## BEGIN Data shown

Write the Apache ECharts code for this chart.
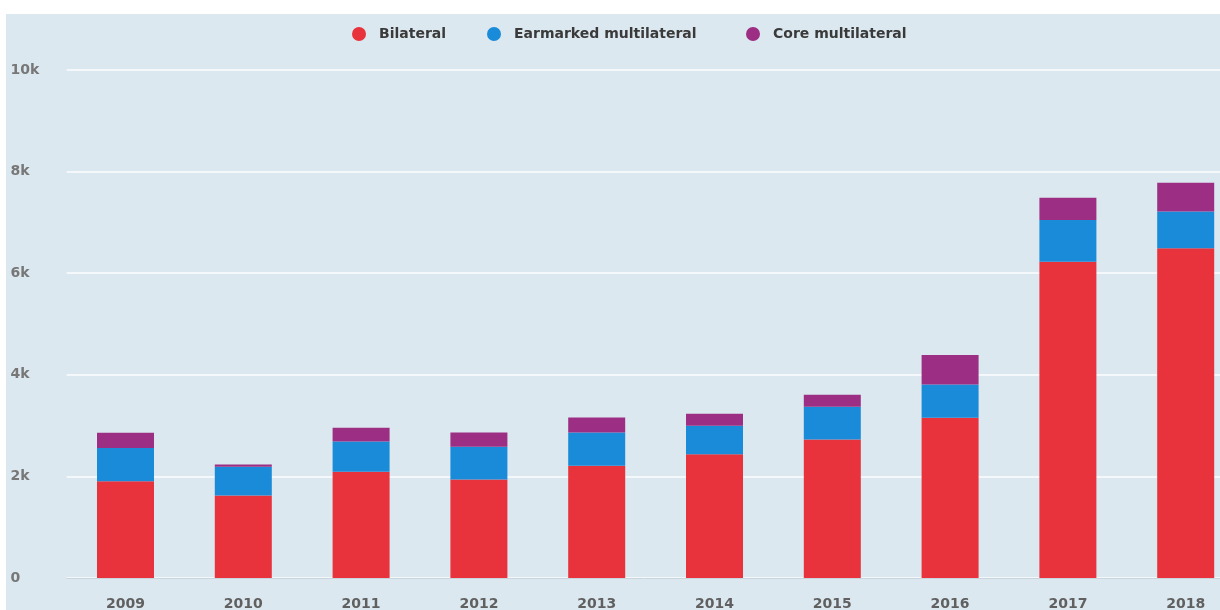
<!DOCTYPE html>
<html>
<head>
<meta charset="utf-8">
<script src="https://cdn.jsdelivr.net/npm/echarts@6/dist/echarts.min.js"></script>
<style>
  html, body { margin: 0; padding: 0; background: #ffffff; width: 1220px; height: 610px; overflow: hidden; }
  #bg { position: absolute; left: 6px; top: 14px; width: 1214px; height: 596px; background: #dce8ef; }
  #chart { position: absolute; left: 0; top: 0; width: 1220px; height: 610px; }
</style>
</head>
<body>
<div id="bg"></div>
<div id="chart"></div>
<script>
const years = ['2009', '2010', '2011', '2012', '2013', '2014', '2015', '2016', '2017', '2018'];
const seriesNames = ['Bilateral', 'Earmarked multilateral', 'Core multilateral'];
const bilateral = [1906, 1625, 2090, 1940, 2208, 2438, 2727, 3153, 6225, 6489];
const earmarked = [654, 563, 598, 642, 657, 557, 642, 658, 821, 728];
const core = [301, 47, 268, 283, 296, 237, 237, 577, 439, 564];
const yTicks = [0, 2000, 4000, 6000, 8000, 10000];

const chart = echarts.init(document.getElementById('chart'), null, { renderer: 'canvas' });
const font = 'DejaVu Sans';
const colors = ['#e8333d', '#1a8bd9', '#9c2f83'];
const legendLefts = [352, 487, 746];
const barSeries = (name, data, color) => ({
  name: name,
  type: 'bar',
  stack: 'total',
  data: data,
  barWidth: 57,
  itemStyle: { color: color },
  emphasis: { disabled: true }
});
chart.setOption({
  animation: false,
  backgroundColor: 'transparent',
  color: colors,
  legend: seriesNames.map((n, i) => ({
    left: legendLefts[i],
    top: 27,
    padding: 0,
    itemWidth: 14,
    itemHeight: 14,
    icon: 'circle',
    selectedMode: false,
    textStyle: { fontFamily: font, fontWeight: 'bold', fontSize: 14, color: '#3a3a3a', padding: [0, 0, 0, 8] },
    data: [n]
  })),
  grid: {
    left: 66.6,
    top: 70,
    width: 1178,
    height: 508,
    containLabel: false,
    outerBoundsMode: 'none'
  },
  xAxis: {
    type: 'category',
    data: years,
    boundaryGap: true,
    axisTick: { show: false },
    axisLine: { show: true, lineStyle: { color: '#c9d4dd', width: 1 } },
    axisLabel: { fontFamily: font, fontWeight: 'bold', fontSize: 14, color: '#606060', margin: 19, interval: 0 }
  },
  yAxis: {
    type: 'value',
    min: yTicks[0],
    max: yTicks[yTicks.length - 1],
    interval: 2000,
    axisLine: { show: false },
    axisTick: { show: false },
    splitLine: { show: true, lineStyle: { color: '#f4f8fb', width: 2 } },
    axisLabel: {
      fontFamily: font, fontWeight: 'bold', fontSize: 14, color: '#777777',
      align: 'left', margin: 56, padding: [4, 0, 0, 0],
      formatter: v => v === 0 ? '0' : (v / 1000) + 'k'
    }
  },
  series: [
    barSeries(seriesNames[0], bilateral, colors[0]),
    barSeries(seriesNames[1], earmarked, colors[1]),
    barSeries(seriesNames[2], core, colors[2])
  ]
});
</script>
</body>
</html>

## END Data shown

**Problem to work on**: Return the material word for word. Pictures are not part of the copy.

**The response**:
Write the Apache ECharts code for this chart.
<!DOCTYPE html>
<html>
<head>
<meta charset="utf-8">
<script src="https://cdn.jsdelivr.net/npm/echarts@6/dist/echarts.min.js"></script>
<style>
  html, body { margin: 0; padding: 0; background: #ffffff; width: 1220px; height: 610px; overflow: hidden; }
  #bg { position: absolute; left: 6px; top: 14px; width: 1214px; height: 596px; background: #dce8ef; }
  #chart { position: absolute; left: 0; top: 0; width: 1220px; height: 610px; }
</style>
</head>
<body>
<div id="bg"></div>
<div id="chart"></div>
<script>
const years = ['2009', '2010', '2011', '2012', '2013', '2014', '2015', '2016', '2017', '2018'];
const seriesNames = ['Bilateral', 'Earmarked multilateral', 'Core multilateral'];
const bilateral = [1906, 1625, 2090, 1940, 2208, 2438, 2727, 3153, 6225, 6489];
const earmarked = [654, 563, 598, 642, 657, 557, 642, 658, 821, 728];
const core = [301, 47, 268, 283, 296, 237, 237, 577, 439, 564];
const yTicks = [0, 2000, 4000, 6000, 8000, 10000];

const chart = echarts.init(document.getElementById('chart'), null, { renderer: 'canvas' });
const font = 'DejaVu Sans';
const colors = ['#e8333d', '#1a8bd9', '#9c2f83'];
const legendLefts = [352, 487, 746];
const barSeries = (name, data, color) => ({
  name: name,
  type: 'bar',
  stack: 'total',
  data: data,
  barWidth: 57,
  itemStyle: { color: color },
  emphasis: { disabled: true }
});
chart.setOption({
  animation: false,
  backgroundColor: 'transparent',
  color: colors,
  legend: seriesNames.map((n, i) => ({
    left: legendLefts[i],
    top: 27,
    padding: 0,
    itemWidth: 14,
    itemHeight: 14,
    icon: 'circle',
    selectedMode: false,
    textStyle: { fontFamily: font, fontWeight: 'bold', fontSize: 14, color: '#3a3a3a', padding: [0, 0, 0, 8] },
    data: [n]
  })),
  grid: {
    left: 66.6,
    top: 70,
    width: 1178,
    height: 508,
    containLabel: false,
    outerBoundsMode: 'none'
  },
  xAxis: {
    type: 'category',
    data: years,
    boundaryGap: true,
    axisTick: { show: false },
    axisLine: { show: true, lineStyle: { color: '#c9d4dd', width: 1 } },
    axisLabel: { fontFamily: font, fontWeight: 'bold', fontSize: 14, color: '#606060', margin: 19, interval: 0 }
  },
  yAxis: {
    type: 'value',
    min: yTicks[0],
    max: yTicks[yTicks.length - 1],
    interval: 2000,
    axisLine: { show: false },
    axisTick: { show: false },
    splitLine: { show: true, lineStyle: { color: '#f4f8fb', width: 2 } },
    axisLabel: {
      fontFamily: font, fontWeight: 'bold', fontSize: 14, color: '#777777',
      align: 'left', margin: 56, padding: [4, 0, 0, 0],
      formatter: v => v === 0 ? '0' : (v / 1000) + 'k'
    }
  },
  series: [
    barSeries(seriesNames[0], bilateral, colors[0]),
    barSeries(seriesNames[1], earmarked, colors[1]),
    barSeries(seriesNames[2], core, colors[2])
  ]
});
</script>
</body>
</html>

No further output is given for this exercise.